— START DATA SHOWN —
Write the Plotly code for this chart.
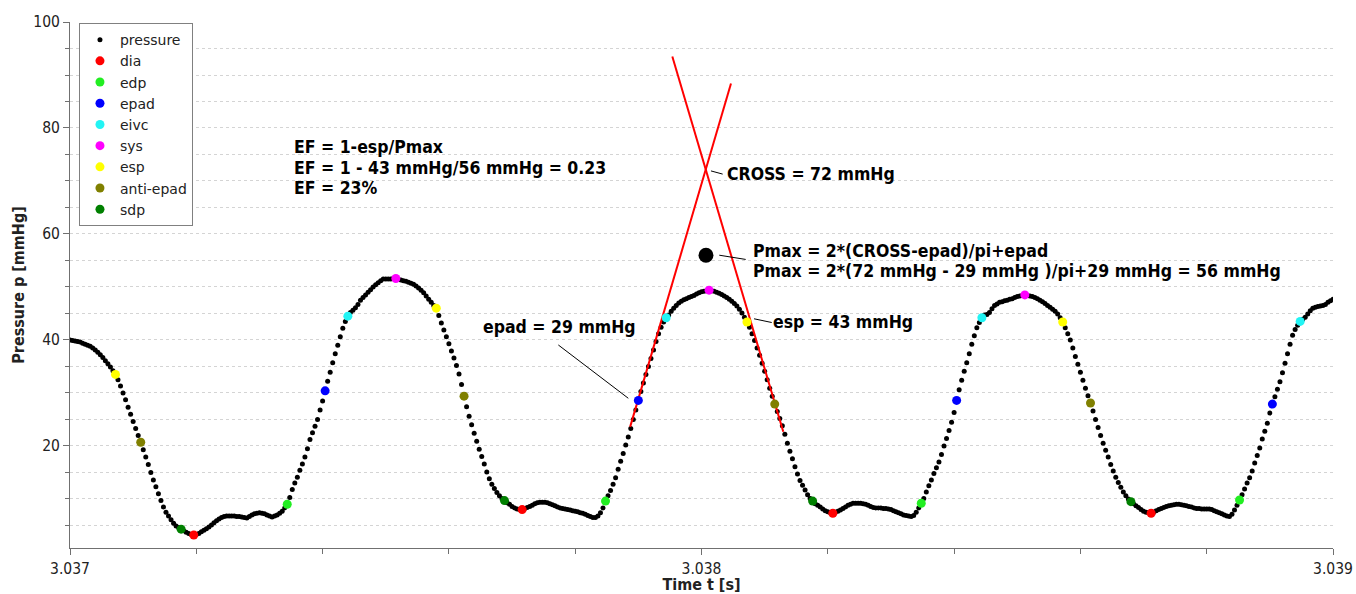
import numpy as np
import plotly.graph_objects as go

# ---------------- data ----------------
T0 = 3.037          # s, first sample
DT = 4e-6           # s, sampling interval

pressure = [
    40.0, 39.9, 39.8, 39.7, 39.6, 39.4, 39.2, 39.0, 38.8, 38.5,
    38.1, 37.7, 37.2, 36.7, 36.1, 35.5, 34.9, 34.2, 33.5, 32.5,
    31.3, 30.0, 28.7, 27.3, 26.0, 24.6, 23.3, 22.0, 20.7, 19.3,
    17.9, 16.5, 15.0, 13.6, 12.3, 11.0, 9.7, 8.5, 7.5, 6.8,
    6.1, 5.4, 4.9, 4.6, 4.3, 4.0, 3.7, 3.5, 3.3, 3.2,
    3.3, 3.5, 3.8, 4.1, 4.4, 4.7, 5.1, 5.5, 5.9, 6.2,
    6.5, 6.7, 6.8, 6.8, 6.8, 6.8, 6.7, 6.7, 6.6, 6.5,
    6.4, 6.7, 7.0, 7.2, 7.3, 7.4, 7.3, 7.2, 7.0, 6.8,
    6.6, 6.8, 7.0, 7.3, 7.7, 8.3, 9.0, 10.3, 11.8, 13.0,
    14.1, 15.4, 16.6, 17.9, 19.5, 21.2, 22.5, 23.7, 25.0, 26.8,
    28.5, 30.4, 32.2, 33.9, 35.7, 37.4, 39.0, 40.6, 42.2, 43.5,
    44.5, 45.2, 45.6, 46.1, 46.7, 47.5, 48.0, 48.5, 49.0, 49.5,
    50.0, 50.4, 50.8, 51.2, 51.5, 51.5, 51.5, 51.5, 51.6, 51.6,
    51.4, 51.3, 51.2, 51.1, 50.9, 50.7, 50.5, 50.2, 49.8, 49.4,
    48.9, 48.3, 47.7, 47.1, 46.5, 46.0, 44.6, 43.2, 41.9, 40.6,
    39.3, 37.9, 36.6, 35.2, 33.6, 31.6, 29.4, 27.4, 25.6, 24.0,
    22.4, 20.9, 19.4, 18.0, 16.6, 15.1, 13.8, 12.8, 12.0, 11.2,
    10.6, 10.1, 9.7, 9.3, 9.0, 8.6, 8.3, 8.1, 8.0, 8.0,
    8.2, 8.4, 8.6, 8.8, 9.1, 9.3, 9.4, 9.4, 9.4, 9.3,
    9.1, 8.9, 8.7, 8.5, 8.3, 8.2, 8.1, 8.0, 7.9, 7.8,
    7.7, 7.6, 7.4, 7.3, 7.1, 6.9, 6.7, 6.5, 6.5, 6.8,
    7.4, 8.3, 9.6, 10.6, 11.6, 12.8, 14.0, 15.6, 17.1, 18.6,
    20.2, 21.7, 23.3, 25.0, 26.8, 28.6, 30.3, 31.9, 33.5, 35.0,
    36.5, 38.1, 39.7, 41.2, 42.4, 43.4, 44.2, 44.7, 45.4, 46.0,
    46.5, 47.0, 47.3, 47.6, 47.8, 48.0, 48.2, 48.4, 48.7, 48.9,
    49.1, 49.2, 49.3, 49.4, 49.3, 49.2, 49.0, 48.8, 48.6, 48.3,
    48.0, 47.7, 47.3, 46.9, 46.4, 45.8, 45.1, 44.3, 43.4, 42.4,
    41.2, 39.9, 38.5, 37.1, 35.6, 34.1, 32.5, 30.9, 29.4, 27.9,
    26.5, 25.2, 23.8, 22.2, 20.5, 19.0, 17.6, 16.1, 14.7, 13.5,
    12.6, 11.7, 10.8, 10.1, 9.6, 9.1, 8.8, 8.5, 8.1, 7.8,
    7.6, 7.4, 7.3, 7.5, 7.7, 7.9, 8.2, 8.5, 8.8, 9.0,
    9.2, 9.2, 9.2, 9.2, 9.1, 9.0, 8.8, 8.6, 8.4, 8.3,
    8.3, 8.3, 8.2, 8.2, 8.1, 8.0, 7.8, 7.6, 7.4, 7.2,
    7.0, 6.9, 6.8, 6.7, 6.9, 7.5, 8.3, 9.2, 10.1, 11.3,
    12.5, 13.6, 14.8, 15.9, 17.0, 18.4, 20.0, 21.4, 22.9, 24.5,
    26.3, 28.6, 30.6, 32.4, 34.1, 35.7, 37.4, 39.2, 40.8, 42.3,
    43.3, 44.2, 44.7, 44.8, 45.2, 45.9, 46.5, 46.8, 47.1, 47.2,
    47.4, 47.5, 47.7, 47.8, 48.0, 48.2, 48.3, 48.4, 48.5, 48.4,
    48.3, 48.2, 48.0, 47.8, 47.5, 47.2, 46.9, 46.5, 46.2, 45.8,
    45.4, 44.9, 44.2, 43.4, 42.3, 41.2, 40.0, 38.5, 36.9, 35.4,
    33.9, 32.4, 30.9, 29.5, 28.1, 26.6, 25.0, 23.5, 22.0, 20.5,
    19.2, 17.9, 16.5, 15.3, 14.1, 13.1, 12.2, 11.3, 10.6, 10.0,
    9.5, 9.1, 8.7, 8.4, 8.0, 7.7, 7.5, 7.4, 7.3, 7.5,
    7.8, 8.0, 8.2, 8.4, 8.6, 8.7, 8.8, 8.9, 9.0, 9.0,
    8.9, 8.8, 8.7, 8.6, 8.5, 8.3, 8.2, 8.2, 8.1, 8.1,
    8.1, 8.1, 8.0, 7.8, 7.6, 7.4, 7.2, 7.0, 6.8, 6.7,
    7.1, 7.9, 8.8, 9.8, 10.8, 11.9, 13.0, 14.0, 15.3, 16.8,
    18.2, 19.6, 21.3, 22.8, 24.3, 26.2, 27.9, 29.3, 30.7, 32.1,
    33.8, 35.6, 37.4, 39.2, 40.9, 42.0, 42.8, 43.5, 43.9, 44.3,
    44.9, 45.5, 46.0, 46.2, 46.3, 46.4, 46.5, 46.7, 47.1, 47.4, 47.7,
]

# sample indices of the detected characteristic points
dia_idx = [49, 179, 302, 428]
edp_idx = [86, 212, 337, 463]
epad_idx = [101, 225, 351, 476]
eivc_idx = [110, 236, 361, 487]
sys_idx = [129, 253, 378]
esp_idx = [18, 145, 268, 393]
anti_epad_idx = [28, 156, 279, 404]
sdp_idx = [44, 172, 294, 420]

# tangent lines (through epad and anti-epad) and the computed Pmax point
tangent1_t = [3.0378870, 3.0380467]
tangent1_p = [23.6, 88.4]
tangent2_t = [3.0379538, 3.0381295]
tangent2_p = [93.5, 22.7]
pmax_t = [3.0380071]
pmax_p = [56.0]

x_ticks = [3.037, 3.038, 3.039]
y_ticks = [20, 40, 60, 80, 100]
y_major_grid = [20, 40, 60, 80]

# ---------------- figure ----------------
time = T0 + DT * np.arange(len(pressure))
p = np.array(pressure)

FONT = "DejaVu Sans Condensed, DejaVu Sans, sans-serif"
LEG_FONT = "DejaVu Sans, sans-serif"

fig = go.Figure()
fig.add_trace(go.Scatter(x=time, y=p, mode="markers", name="pressure",
                         marker=dict(color="black", size=5, line=dict(width=0))))
fig.add_trace(go.Scatter(x=tangent1_t, y=tangent1_p, mode="lines", showlegend=False,
                         line=dict(color="#ff0000", width=2)))
fig.add_trace(go.Scatter(x=tangent2_t, y=tangent2_p, mode="lines", showlegend=False,
                         line=dict(color="#ff0000", width=2)))

events = [
    ("dia", dia_idx, "#ff0000"),
    ("edp", edp_idx, "#22ee22"),
    ("epad", epad_idx, "#0000ff"),
    ("eivc", eivc_idx, "#22f4f4"),
    ("sys", sys_idx, "#ff00ff"),
    ("esp", esp_idx, "#ffff00"),
    ("anti-epad", anti_epad_idx, "#808000"),
    ("sdp", sdp_idx, "#008000"),
]
for name, idx, col in events:
    fig.add_trace(go.Scatter(x=time[idx], y=p[idx], mode="markers", name=name,
                             marker=dict(color=col, size=9, line=dict(width=0))))

fig.add_trace(go.Scatter(x=pmax_t, y=pmax_p, mode="markers", showlegend=False,
                         marker=dict(color="black", size=15)))

# annotations (text lines) and their leader lines
ann_font = dict(family=FONT, size=17.5, color="black")
texts = [
    ("EF = 1-esp/Pmax", 3.0373526, 76.5),
    ("EF = 1 - 43 mmHg/56 mmHg = 0.23", 3.0373526, 72.4),
    ("EF = 23%", 3.0373526, 68.6),
    ("CROSS = 72 mmHg", 3.0380388, 71.4),
    ("Pmax = 2*(CROSS-epad)/pi+epad", 3.0380792, 56.8),
    ("Pmax = 2*(72 mmHg - 29 mmHg )/pi+29 mmHg = 56 mmHg", 3.0380792, 53.0),
    ("esp = 43 mmHg", 3.0381116, 43.45),
    ("epad = 29 mmHg", 3.0376519, 42.45),
]
for txt, tx, ty in texts:
    fig.add_annotation(x=tx, y=ty, xref="x", yref="y", text="<b>" + txt + "</b>",
                       showarrow=False, xanchor="left", yanchor="middle",
                       borderpad=0, font=ann_font)

leaders = [
    (3.0380150, 71.9, 3.0380335, 71.3),
    (3.0380281, 56.0, 3.0380700, 55.2),
    (3.0380832, 44.0, 3.0381112, 43.3),
    (3.0377733, 39.06, 3.0378841, 29.0),
]
for x0, y0, x1, y1 in leaders:
    fig.add_shape(type="line", xref="x", yref="y", x0=x0, y0=y0, x1=x1, y1=y1,
                  line=dict(color="black", width=1))

tick_font = dict(family=FONT, size=15.5, color="#222222")
axis_col = "#707070"

fig.update_layout(
    width=1356, height=594,
    margin=dict(l=70, r=23, t=22, b=46),
    paper_bgcolor="white", plot_bgcolor="white",
    font=dict(family=FONT, color="#222222"),
    showlegend=True,
    legend=dict(x=0.0071, y=0.998, xanchor="left", yanchor="top",
                bgcolor="white", bordercolor="#808080", borderwidth=1,
                font=dict(family=LEG_FONT, size=14, color="#222222")),
    xaxis=dict(range=[3.037, 3.039], tickmode="array", tickvals=x_ticks,
               tickformat=".3f", ticks="outside", ticklen=6, tickcolor=axis_col,
               showline=True, linecolor=axis_col, linewidth=1, automargin=False,
               showgrid=False, zeroline=False, tickfont=tick_font,
               minor=dict(dtick=0.0002, tick0=3.037, ticks="outside", ticklen=5,
                          tickcolor=axis_col, showgrid=False),
               title=dict(text="<b>Time t [s]</b>", standoff=4,
                          font=dict(family=FONT, size=16, color="#222222"))),
    yaxis=dict(range=[0.75, 100], tickmode="array", tickvals=y_ticks,
               ticks="outside", ticklen=6, tickcolor=axis_col, automargin=False,
               showline=True, linecolor=axis_col, linewidth=1,
               showgrid=False, zeroline=False, tickfont=tick_font,
               minor=dict(dtick=5, tick0=0, ticks="outside", ticklen=4,
                          tickcolor=axis_col, showgrid=True, gridcolor="#d4d4d4",
                          griddash="dot", gridwidth=1),
               title=dict(text="<b>Pressure p [mmHg]</b>", standoff=4,
                          font=dict(family=FONT, size=16, color="#222222"))),
    yaxis2=dict(range=[0.75, 100], overlaying="y", side="left", anchor="x",
                tickmode="array", tickvals=y_major_grid, showticklabels=False,
                automargin=False,
                ticks="", showline=False, showgrid=True, gridcolor="#c8c8c8",
                gridwidth=1, zeroline=False),
)

fig.write_html("out.html", config={"displayModeBar": False},
               post_script="document.body.style.margin='0';document.body.style.overflow='hidden';")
— END DATA SHOWN —
■ DO THIS: Pictures excluded, repeat exactly the lines from the top of the material through the line with "s, sampling interval", including both of those lines.

■ TASK OUTPUT:
Write the Plotly code for this chart.
import numpy as np
import plotly.graph_objects as go

# ---------------- data ----------------
T0 = 3.037          # s, first sample
DT = 4e-6           # s, sampling interval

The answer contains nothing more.